» **EXERCISE DESCRIPTION**
Begin with the first line of the material and write out each line exactly, ending with the line that contains "const fem505 = [0.99, 1.15, 1.28, 1.41, 1.52, 1.64];". Pictures are not part of the copy.
______________________________
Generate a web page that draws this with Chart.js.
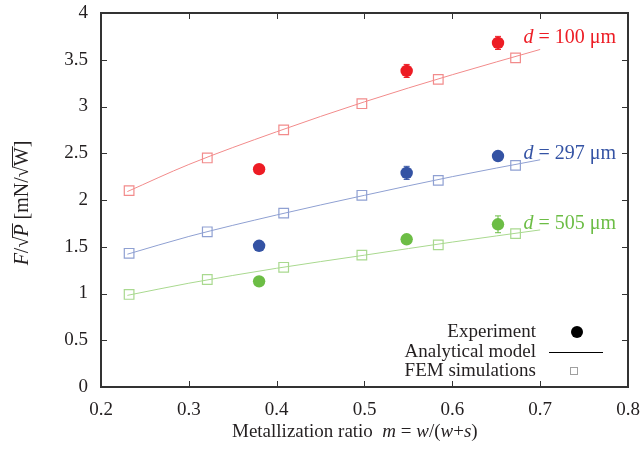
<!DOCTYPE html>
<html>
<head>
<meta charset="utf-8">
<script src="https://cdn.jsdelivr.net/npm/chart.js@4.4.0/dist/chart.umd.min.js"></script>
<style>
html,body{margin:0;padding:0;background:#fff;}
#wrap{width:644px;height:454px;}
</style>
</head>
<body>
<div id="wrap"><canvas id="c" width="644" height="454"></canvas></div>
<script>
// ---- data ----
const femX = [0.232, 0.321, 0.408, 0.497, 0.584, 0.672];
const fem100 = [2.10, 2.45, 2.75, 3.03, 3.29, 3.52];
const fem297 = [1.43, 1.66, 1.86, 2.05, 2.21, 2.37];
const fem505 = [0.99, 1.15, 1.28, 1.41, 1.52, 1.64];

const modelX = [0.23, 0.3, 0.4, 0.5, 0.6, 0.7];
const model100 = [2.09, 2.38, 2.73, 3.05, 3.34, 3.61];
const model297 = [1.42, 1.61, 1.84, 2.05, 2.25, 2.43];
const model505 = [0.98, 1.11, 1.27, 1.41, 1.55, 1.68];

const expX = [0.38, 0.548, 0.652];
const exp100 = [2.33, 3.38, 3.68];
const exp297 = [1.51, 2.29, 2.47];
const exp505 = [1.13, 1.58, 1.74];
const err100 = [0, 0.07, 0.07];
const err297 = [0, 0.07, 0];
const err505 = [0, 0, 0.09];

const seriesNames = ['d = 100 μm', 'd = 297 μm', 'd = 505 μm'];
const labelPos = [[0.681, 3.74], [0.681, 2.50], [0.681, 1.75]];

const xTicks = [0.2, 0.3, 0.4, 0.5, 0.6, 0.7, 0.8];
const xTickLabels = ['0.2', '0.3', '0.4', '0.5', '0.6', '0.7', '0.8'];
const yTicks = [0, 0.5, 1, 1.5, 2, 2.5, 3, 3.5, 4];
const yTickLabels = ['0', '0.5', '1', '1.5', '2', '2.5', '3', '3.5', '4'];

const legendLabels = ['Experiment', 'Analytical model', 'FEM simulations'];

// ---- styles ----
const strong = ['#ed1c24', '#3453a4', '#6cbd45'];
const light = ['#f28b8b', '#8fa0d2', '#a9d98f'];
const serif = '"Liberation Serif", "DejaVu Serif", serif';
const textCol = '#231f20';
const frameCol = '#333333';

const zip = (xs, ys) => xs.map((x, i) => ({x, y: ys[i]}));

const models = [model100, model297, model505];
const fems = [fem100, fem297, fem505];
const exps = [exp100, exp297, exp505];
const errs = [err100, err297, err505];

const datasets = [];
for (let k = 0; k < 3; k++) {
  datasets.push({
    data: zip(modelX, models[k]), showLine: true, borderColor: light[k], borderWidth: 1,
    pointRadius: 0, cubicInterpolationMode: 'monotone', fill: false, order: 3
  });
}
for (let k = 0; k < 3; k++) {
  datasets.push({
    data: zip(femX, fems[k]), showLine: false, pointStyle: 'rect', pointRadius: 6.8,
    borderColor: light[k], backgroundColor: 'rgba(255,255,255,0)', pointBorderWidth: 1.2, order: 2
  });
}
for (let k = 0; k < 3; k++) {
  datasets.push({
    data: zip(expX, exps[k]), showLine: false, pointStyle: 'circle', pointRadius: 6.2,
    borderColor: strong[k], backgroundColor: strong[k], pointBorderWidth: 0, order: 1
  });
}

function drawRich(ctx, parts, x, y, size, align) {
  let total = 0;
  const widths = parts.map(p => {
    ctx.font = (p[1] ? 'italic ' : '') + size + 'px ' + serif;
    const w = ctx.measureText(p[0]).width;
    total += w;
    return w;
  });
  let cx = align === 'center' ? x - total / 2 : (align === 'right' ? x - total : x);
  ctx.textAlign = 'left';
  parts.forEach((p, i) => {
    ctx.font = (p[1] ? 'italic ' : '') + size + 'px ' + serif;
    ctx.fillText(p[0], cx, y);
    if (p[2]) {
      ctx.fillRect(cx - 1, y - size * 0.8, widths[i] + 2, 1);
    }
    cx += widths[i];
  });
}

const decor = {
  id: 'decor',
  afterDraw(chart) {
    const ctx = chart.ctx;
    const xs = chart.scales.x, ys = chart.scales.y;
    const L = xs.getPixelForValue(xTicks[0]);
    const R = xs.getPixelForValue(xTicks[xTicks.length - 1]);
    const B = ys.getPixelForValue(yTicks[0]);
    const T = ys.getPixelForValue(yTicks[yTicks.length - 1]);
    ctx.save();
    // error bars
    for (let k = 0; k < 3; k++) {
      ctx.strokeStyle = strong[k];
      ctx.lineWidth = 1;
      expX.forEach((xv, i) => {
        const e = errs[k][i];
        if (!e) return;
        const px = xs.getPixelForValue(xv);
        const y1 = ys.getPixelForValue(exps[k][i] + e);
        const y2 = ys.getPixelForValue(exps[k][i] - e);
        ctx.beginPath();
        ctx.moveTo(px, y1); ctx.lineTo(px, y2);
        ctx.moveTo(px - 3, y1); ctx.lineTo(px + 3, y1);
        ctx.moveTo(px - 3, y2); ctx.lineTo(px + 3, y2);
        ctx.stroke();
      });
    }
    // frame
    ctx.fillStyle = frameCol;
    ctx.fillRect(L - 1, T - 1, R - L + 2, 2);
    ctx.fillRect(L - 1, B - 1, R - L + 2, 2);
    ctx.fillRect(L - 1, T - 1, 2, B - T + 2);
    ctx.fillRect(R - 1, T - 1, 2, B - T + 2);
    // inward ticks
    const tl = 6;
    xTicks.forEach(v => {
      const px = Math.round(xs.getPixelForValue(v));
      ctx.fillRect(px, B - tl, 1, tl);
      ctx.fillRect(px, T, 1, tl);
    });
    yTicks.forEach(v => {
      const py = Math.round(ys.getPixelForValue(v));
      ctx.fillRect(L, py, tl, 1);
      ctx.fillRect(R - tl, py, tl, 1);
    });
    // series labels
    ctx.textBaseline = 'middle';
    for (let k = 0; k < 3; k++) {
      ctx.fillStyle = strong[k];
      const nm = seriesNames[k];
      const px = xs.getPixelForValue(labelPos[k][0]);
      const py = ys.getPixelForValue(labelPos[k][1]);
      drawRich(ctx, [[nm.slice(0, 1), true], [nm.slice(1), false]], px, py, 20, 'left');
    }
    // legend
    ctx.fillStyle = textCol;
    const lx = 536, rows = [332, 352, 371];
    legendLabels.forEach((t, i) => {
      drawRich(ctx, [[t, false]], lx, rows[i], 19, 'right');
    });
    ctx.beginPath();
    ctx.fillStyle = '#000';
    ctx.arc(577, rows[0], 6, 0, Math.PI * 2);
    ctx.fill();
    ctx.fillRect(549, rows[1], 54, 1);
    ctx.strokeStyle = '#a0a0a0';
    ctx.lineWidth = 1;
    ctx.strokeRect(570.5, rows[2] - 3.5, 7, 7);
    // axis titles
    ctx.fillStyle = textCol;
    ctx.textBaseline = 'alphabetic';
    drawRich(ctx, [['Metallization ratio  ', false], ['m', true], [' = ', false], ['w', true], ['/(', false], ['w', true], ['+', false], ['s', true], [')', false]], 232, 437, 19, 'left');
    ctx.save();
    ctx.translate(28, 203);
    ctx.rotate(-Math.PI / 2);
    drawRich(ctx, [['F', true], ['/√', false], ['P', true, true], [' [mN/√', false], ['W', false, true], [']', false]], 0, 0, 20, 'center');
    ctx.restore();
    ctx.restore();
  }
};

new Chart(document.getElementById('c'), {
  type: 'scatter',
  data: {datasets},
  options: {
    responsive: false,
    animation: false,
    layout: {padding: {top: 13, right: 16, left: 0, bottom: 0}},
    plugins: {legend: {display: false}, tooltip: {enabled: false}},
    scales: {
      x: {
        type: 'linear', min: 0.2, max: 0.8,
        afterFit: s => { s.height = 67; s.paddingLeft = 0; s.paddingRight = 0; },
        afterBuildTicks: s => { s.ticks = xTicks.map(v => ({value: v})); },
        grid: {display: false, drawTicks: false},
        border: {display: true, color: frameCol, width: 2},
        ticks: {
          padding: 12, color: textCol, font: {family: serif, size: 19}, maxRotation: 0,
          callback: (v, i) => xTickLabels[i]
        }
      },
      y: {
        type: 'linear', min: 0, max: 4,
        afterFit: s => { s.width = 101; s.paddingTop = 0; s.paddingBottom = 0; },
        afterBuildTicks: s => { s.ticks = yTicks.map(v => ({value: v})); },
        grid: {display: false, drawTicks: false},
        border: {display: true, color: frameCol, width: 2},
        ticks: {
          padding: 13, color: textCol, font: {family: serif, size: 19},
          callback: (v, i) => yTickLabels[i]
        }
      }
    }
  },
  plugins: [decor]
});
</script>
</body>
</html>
______________________________
» **WRITTEN SOLUTION**
Generate a web page that draws this with Chart.js.
<!DOCTYPE html>
<html>
<head>
<meta charset="utf-8">
<script src="https://cdn.jsdelivr.net/npm/chart.js@4.4.0/dist/chart.umd.min.js"></script>
<style>
html,body{margin:0;padding:0;background:#fff;}
#wrap{width:644px;height:454px;}
</style>
</head>
<body>
<div id="wrap"><canvas id="c" width="644" height="454"></canvas></div>
<script>
// ---- data ----
const femX = [0.232, 0.321, 0.408, 0.497, 0.584, 0.672];
const fem100 = [2.10, 2.45, 2.75, 3.03, 3.29, 3.52];
const fem297 = [1.43, 1.66, 1.86, 2.05, 2.21, 2.37];
const fem505 = [0.99, 1.15, 1.28, 1.41, 1.52, 1.64];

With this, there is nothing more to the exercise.